Given the still uncertain path for tariff rates going forward, depending in part on how other countries respond, it is difficult to determine what the impact of the tariffs will be. But in general, tariffs are a tax on goods coming into the US from abroad. Firms can pass along the tariffs to consumers, reduce their profit margins, or (more likely) choose some combination of the two. As a result, import prices will likely increase, particularly in industries with smaller profit margins. In the near term this means that measured inflation will increase. Whether or not those near-price changes will cause longer-term inflation depends upon whether the Federal Reserve eases monetary policy in response to likely slower growth and/or the near-term price hikes increase inflation expectations, changing wage/price-setting behavior. Economic activity is also likely to slow, as the tariffs act similarly to a large tax hike on consumers (and businesses). Enough to cause a recession? That is still unclear, but recession odds have certainly increased significantly as a result of the tariff actions. The combination of higher prices and slower growth is a negative supply shock, similar to the jump in oil prices following the Arab oil embargo in 1973. That oil-price shock caused a decade of stagflation.
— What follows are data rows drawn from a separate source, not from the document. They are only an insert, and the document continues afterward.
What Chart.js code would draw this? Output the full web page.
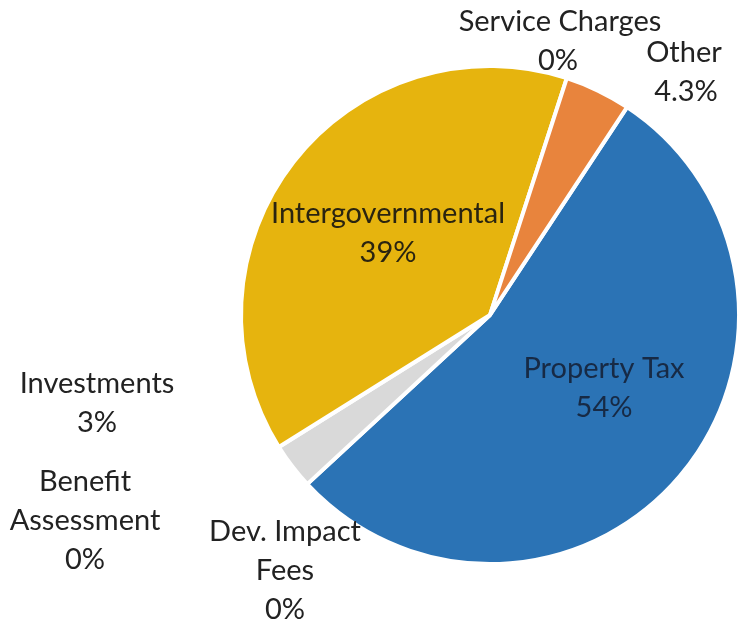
<!DOCTYPE html>
<html>
<head>
<meta charset="utf-8">
<script src="https://cdn.jsdelivr.net/npm/chart.js@4"></script>
<style>
  html, body { margin: 0; padding: 0; background: #ffffff; }
  canvas { display: block; }
</style>
</head>
<body>
<canvas id="c" width="739" height="625"></canvas>
<script>
// ---- data ----
const categories = ['Property Tax', 'Dev. Impact Fees', 'Benefit Assessment', 'Investments', 'Intergovernmental', 'Service Charges', 'Other'];
const values = [54, 0, 0, 3, 39, 0, 4.3];
const labelLines = [['Property Tax'], ['Dev. Impact', 'Fees'], ['Benefit', 'Assessment'], ['Investments'], ['Intergovernmental'], ['Service Charges'], ['Other']];
const colors = ['#2b73b5', '#a5a5a5', '#5b9bd5', '#d9d9d9', '#e6b40e', '#8a8a8a', '#e8843d'];

// ---- label layout (pixel anchors: first line cap-centre) ----
const labelAnchors = [
  { x: 604, y: 368, color: '#172a45' },
  { x: 285, y: 531, color: '#222222' },
  { x: 85,  y: 481, color: '#222222' },
  { x: 97,  y: 383, color: '#222222' },
  { x: 388, y: 213, color: '#2a2410' },
  { x: 560, y: 21,  color: '#222222', pctDx: -2 },
  { x: 684, y: 52,  color: '#222222', pctDx: 2 }
];
const FONT_SIZE = 29;
const LINE_GAP = 39;

const labelPlugin = {
  id: 'sliceLabels',
  afterDatasetsDraw(chart) {
    const ctx = chart.ctx;
    ctx.save();
    ctx.font = FONT_SIZE + 'px Lato, "Open Sans", sans-serif';
    ctx.textAlign = 'center';
    ctx.textBaseline = 'alphabetic';
    const capHalf = FONT_SIZE * 0.70 / 2;
    categories.forEach((cat, i) => {
      const a = labelAnchors[i];
      const lines = labelLines[i].slice();
      ctx.fillStyle = a.color;
      lines.forEach((ln, k) => {
        ctx.fillText(ln, a.x, a.y + k * LINE_GAP + capHalf);
      });
      const pct = values[i] + '%';
      ctx.fillText(pct, a.x + (a.pctDx || 0), a.y + lines.length * LINE_GAP + capHalf);
    });
    ctx.restore();
  }
};

new Chart(document.getElementById('c'), {
  type: 'pie',
  data: {
    labels: categories,
    datasets: [{
      data: values,
      backgroundColor: colors,
      borderColor: '#ffffff',
      borderWidth: (c) => (values[c.dataIndex] === 0 ? 0 : 4),
      radius: 249
    }]
  },
  options: {
    responsive: false,
    animation: false,
    rotation: 33.4,
    layout: { padding: { left: 243, right: 2, top: 68, bottom: 63 } },
    plugins: {
      legend: { display: false },
      tooltip: { enabled: false }
    }
  },
  plugins: [labelPlugin]
});
</script>
</body>
</html>
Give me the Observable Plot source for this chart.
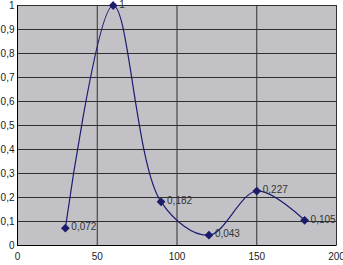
<!DOCTYPE html>
<html><head><meta charset="utf-8">
<script src="https://cdn.jsdelivr.net/npm/d3@7"></script>
<script src="https://cdn.jsdelivr.net/npm/@observablehq/plot@0.6"></script>
<style>body{margin:0;background:#fff;} svg{display:block;}</style>
</head><body><div id="chart"></div>
<script>
const xValues = [30, 60, 90, 120, 150, 180];
const yValues = [0.072, 1, 0.182, 0.043, 0.227, 0.105];
const pointLabels = ["0,072", "1", "0,182", "0,043", "0,227", "0,105"];
const xTicks = [0, 50, 100, 150, 200];
const yTicks = [0, 0.1, 0.2, 0.3, 0.4, 0.5, 0.6, 0.7, 0.8, 0.9, 1];

const data = xValues.map((x, i) => ({x, y: yValues[i], label: pointLabels[i]}));
const fmt = d => String(Math.round(d * 10) / 10).replace(".", ",");

const chart = Plot.plot({
  width: 343, height: 265,
  marginLeft: 17, marginRight: 7, marginTop: 5, marginBottom: 20,
  style: {fontFamily: "Liberation Sans, Arial, sans-serif", fontSize: "10px", color: "#222", background: "#fff"},
  x: {domain: [0, 200], ticks: xTicks, tickSize: 0, tickPadding: 7, label: null},
  y: {domain: [0, 1], ticks: yTicks, tickSize: 0, tickPadding: 3, tickFormat: fmt, label: null},
  marks: [
    Plot.frame({fill: "#c2c2c6", stroke: "#707070"}),
    Plot.gridX(xTicks, {stroke: "#303030", strokeOpacity: 1}),
    Plot.gridY(yTicks, {stroke: "#303030", strokeOpacity: 1}),
    Plot.ruleX([0], {stroke: "#000"}),
    Plot.ruleY([0], {stroke: "#000"}),
    Plot.line(data, {x: "x", y: "y", curve: "catmull-rom", stroke: "#1c1c72", strokeWidth: 1.2}),
    Plot.dot(data, {x: "x", y: "y", symbol: "diamond2", r: 3, fill: "#1c1c6a", stroke: "#1c1c6a"}),
    Plot.text(data, {x: "x", y: "y", text: "label", textAnchor: "start", dx: 6, dy: -1, fill: "#333", fontSize: 10})
  ]
});
document.getElementById("chart").appendChild(chart);
</script>
</body></html>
This time the supply shock is self-induced.
There are certainly unfair trading practices from other countries that make the trade deficit larger than it otherwise would be (the US has some of those practices, too). And it is also the case that some workers in the US have lost their jobs because of imports (and, unfortunately, the US was not good at supporting those displaced from their jobs). Even so, the primary reason that the US has large and ongoing trade deficits is that there is a shortage of domestic saving relative to investment. This imbalance necessitates a capital inflow from abroad – a capital account surplus that mirrors the trade deficit. Without this, interest rates would have to rise in the US (probably significantly). But make no mistake, the most direct and least costly way to reduce the trade deficit is to increase domestic saving through reducing the federal budget deficit. And even with trade deficits and some workers losing their jobs as a result, the vast majority of households in the US are better off today because of trade.
Even if the tariffs work as the Trump Administration hopes they will, with new US factories, the resulting rise in manufacturing employment is likely to be modest. Industrial production for manufacturing industries in the US remains near record levels today, despite trade; but manufacturing employment has been trending lower since the late 1970s. It is mostly increases in productivity, not trade, that have resulted in less demand for manufacturing workers.
President Trump is correct that the US often faces trade barriers. But the costs of rising tariffs are likely to far exceed the benefits, especially if other countries retaliate by increasing their tariffs on US exports. Working to lower tariff and non-tariff barriers worldwide through trade negotiations and free-trade agreements is a far better way to achieve trade fairness, while allowing faster domestic growth.